Data shown -
= = = =
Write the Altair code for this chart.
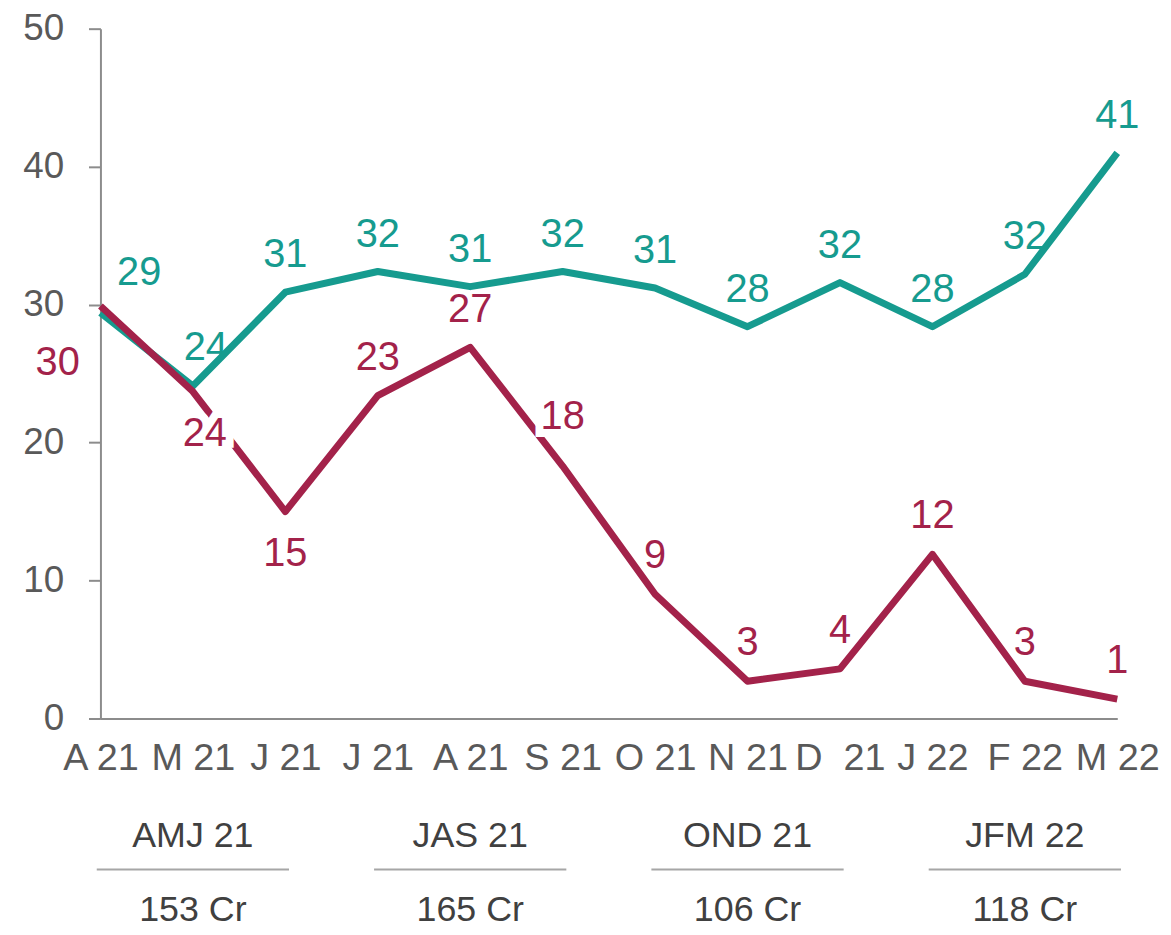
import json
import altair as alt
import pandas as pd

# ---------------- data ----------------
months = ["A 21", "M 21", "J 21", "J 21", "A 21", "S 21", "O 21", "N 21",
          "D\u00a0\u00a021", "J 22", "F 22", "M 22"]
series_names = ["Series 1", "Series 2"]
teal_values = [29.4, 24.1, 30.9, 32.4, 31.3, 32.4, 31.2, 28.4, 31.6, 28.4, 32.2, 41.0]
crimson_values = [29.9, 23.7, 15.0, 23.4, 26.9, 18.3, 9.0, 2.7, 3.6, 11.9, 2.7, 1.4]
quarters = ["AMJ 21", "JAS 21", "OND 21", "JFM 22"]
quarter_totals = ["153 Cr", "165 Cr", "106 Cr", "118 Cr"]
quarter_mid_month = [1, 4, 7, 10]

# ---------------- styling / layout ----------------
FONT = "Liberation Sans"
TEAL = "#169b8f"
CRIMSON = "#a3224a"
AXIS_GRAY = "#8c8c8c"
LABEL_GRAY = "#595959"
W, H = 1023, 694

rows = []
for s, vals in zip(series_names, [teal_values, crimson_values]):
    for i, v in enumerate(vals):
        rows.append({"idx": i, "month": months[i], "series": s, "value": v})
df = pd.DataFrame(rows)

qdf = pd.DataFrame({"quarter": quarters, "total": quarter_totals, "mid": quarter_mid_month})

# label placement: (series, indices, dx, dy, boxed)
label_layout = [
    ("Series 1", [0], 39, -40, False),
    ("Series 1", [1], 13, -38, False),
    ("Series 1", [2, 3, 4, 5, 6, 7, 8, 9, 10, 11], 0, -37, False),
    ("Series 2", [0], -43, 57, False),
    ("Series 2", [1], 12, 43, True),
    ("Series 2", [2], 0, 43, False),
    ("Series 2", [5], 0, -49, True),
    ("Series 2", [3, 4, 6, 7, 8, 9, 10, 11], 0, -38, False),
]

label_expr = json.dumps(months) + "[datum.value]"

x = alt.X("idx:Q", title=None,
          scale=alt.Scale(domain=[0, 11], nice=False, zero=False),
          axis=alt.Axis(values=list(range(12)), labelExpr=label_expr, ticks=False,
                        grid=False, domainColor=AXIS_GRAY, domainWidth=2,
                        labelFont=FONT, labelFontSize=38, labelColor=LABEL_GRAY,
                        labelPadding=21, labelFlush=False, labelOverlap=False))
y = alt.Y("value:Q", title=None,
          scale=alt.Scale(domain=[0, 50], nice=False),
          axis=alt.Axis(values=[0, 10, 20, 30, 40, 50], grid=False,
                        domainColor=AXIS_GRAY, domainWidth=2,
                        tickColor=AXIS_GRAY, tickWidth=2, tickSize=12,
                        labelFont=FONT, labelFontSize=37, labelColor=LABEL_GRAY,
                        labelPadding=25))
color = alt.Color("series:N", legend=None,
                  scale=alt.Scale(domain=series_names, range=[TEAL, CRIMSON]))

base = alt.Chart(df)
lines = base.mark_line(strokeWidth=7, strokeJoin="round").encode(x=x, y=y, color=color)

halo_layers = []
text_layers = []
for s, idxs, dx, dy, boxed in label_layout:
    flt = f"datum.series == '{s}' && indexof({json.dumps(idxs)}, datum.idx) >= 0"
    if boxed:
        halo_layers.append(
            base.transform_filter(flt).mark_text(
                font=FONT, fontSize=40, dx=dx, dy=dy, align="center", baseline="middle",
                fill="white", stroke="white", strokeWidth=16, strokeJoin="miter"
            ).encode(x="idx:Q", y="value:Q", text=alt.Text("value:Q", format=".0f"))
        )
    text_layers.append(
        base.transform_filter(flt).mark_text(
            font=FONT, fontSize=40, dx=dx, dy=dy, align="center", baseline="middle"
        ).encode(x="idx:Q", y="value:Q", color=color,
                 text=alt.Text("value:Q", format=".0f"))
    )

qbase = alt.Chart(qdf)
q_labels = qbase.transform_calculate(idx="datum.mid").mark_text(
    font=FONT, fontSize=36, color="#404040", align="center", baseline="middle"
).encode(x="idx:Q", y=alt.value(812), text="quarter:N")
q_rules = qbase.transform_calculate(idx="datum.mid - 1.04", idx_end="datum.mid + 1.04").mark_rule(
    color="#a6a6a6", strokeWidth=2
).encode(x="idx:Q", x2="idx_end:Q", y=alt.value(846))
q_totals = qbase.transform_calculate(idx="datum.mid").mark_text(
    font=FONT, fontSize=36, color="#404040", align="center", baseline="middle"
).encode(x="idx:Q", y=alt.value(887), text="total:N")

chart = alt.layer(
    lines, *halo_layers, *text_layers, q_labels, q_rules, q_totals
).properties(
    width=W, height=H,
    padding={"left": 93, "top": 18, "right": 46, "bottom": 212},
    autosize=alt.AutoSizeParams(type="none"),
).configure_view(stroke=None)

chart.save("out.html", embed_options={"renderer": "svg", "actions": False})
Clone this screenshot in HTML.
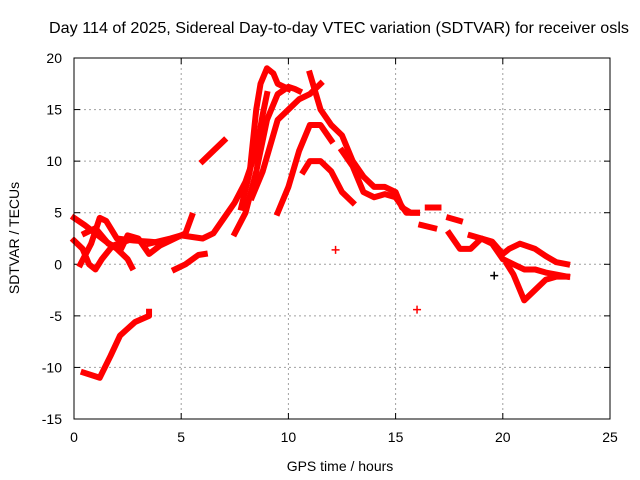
= = = =
Written problem - Restate each entry word for word, leaving out any pictures.

Output of the exercise -
Write the Altair code for this chart.
import json
import altair as alt
import pandas as pd

# ---------------- data ----------------
months = ["A 21", "M 21", "J 21", "J 21", "A 21", "S 21", "O 21", "N 21",
          "D\u00a0\u00a021", "J 22", "F 22", "M 22"]
series_names = ["Series 1", "Series 2"]
teal_values = [29.4, 24.1, 30.9, 32.4, 31.3, 32.4, 31.2, 28.4, 31.6, 28.4, 32.2, 41.0]
crimson_values = [29.9, 23.7, 15.0, 23.4, 26.9, 18.3, 9.0, 2.7, 3.6, 11.9, 2.7, 1.4]
quarters = ["AMJ 21", "JAS 21", "OND 21", "JFM 22"]
quarter_totals = ["153 Cr", "165 Cr", "106 Cr", "118 Cr"]
quarter_mid_month = [1, 4, 7, 10]

# ---------------- styling / layout ----------------
FONT = "Liberation Sans"
TEAL = "#169b8f"
CRIMSON = "#a3224a"
AXIS_GRAY = "#8c8c8c"
LABEL_GRAY = "#595959"
W, H = 1023, 694

rows = []
for s, vals in zip(series_names, [teal_values, crimson_values]):
    for i, v in enumerate(vals):
        rows.append({"idx": i, "month": months[i], "series": s, "value": v})
df = pd.DataFrame(rows)

qdf = pd.DataFrame({"quarter": quarters, "total": quarter_totals, "mid": quarter_mid_month})

# label placement: (series, indices, dx, dy, boxed)
label_layout = [
    ("Series 1", [0], 39, -40, False),
    ("Series 1", [1], 13, -38, False),
    ("Series 1", [2, 3, 4, 5, 6, 7, 8, 9, 10, 11], 0, -37, False),
    ("Series 2", [0], -43, 57, False),
    ("Series 2", [1], 12, 43, True),
    ("Series 2", [2], 0, 43, False),
    ("Series 2", [5], 0, -49, True),
    ("Series 2", [3, 4, 6, 7, 8, 9, 10, 11], 0, -38, False),
]

label_expr = json.dumps(months) + "[datum.value]"

x = alt.X("idx:Q", title=None,
          scale=alt.Scale(domain=[0, 11], nice=False, zero=False),
          axis=alt.Axis(values=list(range(12)), labelExpr=label_expr, ticks=False,
                        grid=False, domainColor=AXIS_GRAY, domainWidth=2,
                        labelFont=FONT, labelFontSize=38, labelColor=LABEL_GRAY,
                        labelPadding=21, labelFlush=False, labelOverlap=False))
y = alt.Y("value:Q", title=None,
          scale=alt.Scale(domain=[0, 50], nice=False),
          axis=alt.Axis(values=[0, 10, 20, 30, 40, 50], grid=False,
                        domainColor=AXIS_GRAY, domainWidth=2,
                        tickColor=AXIS_GRAY, tickWidth=2, tickSize=12,
                        labelFont=FONT, labelFontSize=37, labelColor=LABEL_GRAY,
                        labelPadding=25))
color = alt.Color("series:N", legend=None,
                  scale=alt.Scale(domain=series_names, range=[TEAL, CRIMSON]))

base = alt.Chart(df)
lines = base.mark_line(strokeWidth=7, strokeJoin="round").encode(x=x, y=y, color=color)

halo_layers = []
text_layers = []
for s, idxs, dx, dy, boxed in label_layout:
    flt = f"datum.series == '{s}' && indexof({json.dumps(idxs)}, datum.idx) >= 0"
    if boxed:
        halo_layers.append(
            base.transform_filter(flt).mark_text(
                font=FONT, fontSize=40, dx=dx, dy=dy, align="center", baseline="middle",
                fill="white", stroke="white", strokeWidth=16, strokeJoin="miter"
            ).encode(x="idx:Q", y="value:Q", text=alt.Text("value:Q", format=".0f"))
        )
    text_layers.append(
        base.transform_filter(flt).mark_text(
            font=FONT, fontSize=40, dx=dx, dy=dy, align="center", baseline="middle"
        ).encode(x="idx:Q", y="value:Q", color=color,
                 text=alt.Text("value:Q", format=".0f"))
    )

qbase = alt.Chart(qdf)
q_labels = qbase.transform_calculate(idx="datum.mid").mark_text(
    font=FONT, fontSize=36, color="#404040", align="center", baseline="middle"
).encode(x="idx:Q", y=alt.value(812), text="quarter:N")
q_rules = qbase.transform_calculate(idx="datum.mid - 1.04", idx_end="datum.mid + 1.04").mark_rule(
    color="#a6a6a6", strokeWidth=2
).encode(x="idx:Q", x2="idx_end:Q", y=alt.value(846))
q_totals = qbase.transform_calculate(idx="datum.mid").mark_text(
    font=FONT, fontSize=36, color="#404040", align="center", baseline="middle"
).encode(x="idx:Q", y=alt.value(887), text="total:N")

chart = alt.layer(
    lines, *halo_layers, *text_layers, q_labels, q_rules, q_totals
).properties(
    width=W, height=H,
    padding={"left": 93, "top": 18, "right": 46, "bottom": 212},
    autosize=alt.AutoSizeParams(type="none"),
).configure_view(stroke=None)

chart.save("out.html", embed_options={"renderer": "svg", "actions": False})
Clone this screenshot in HTML.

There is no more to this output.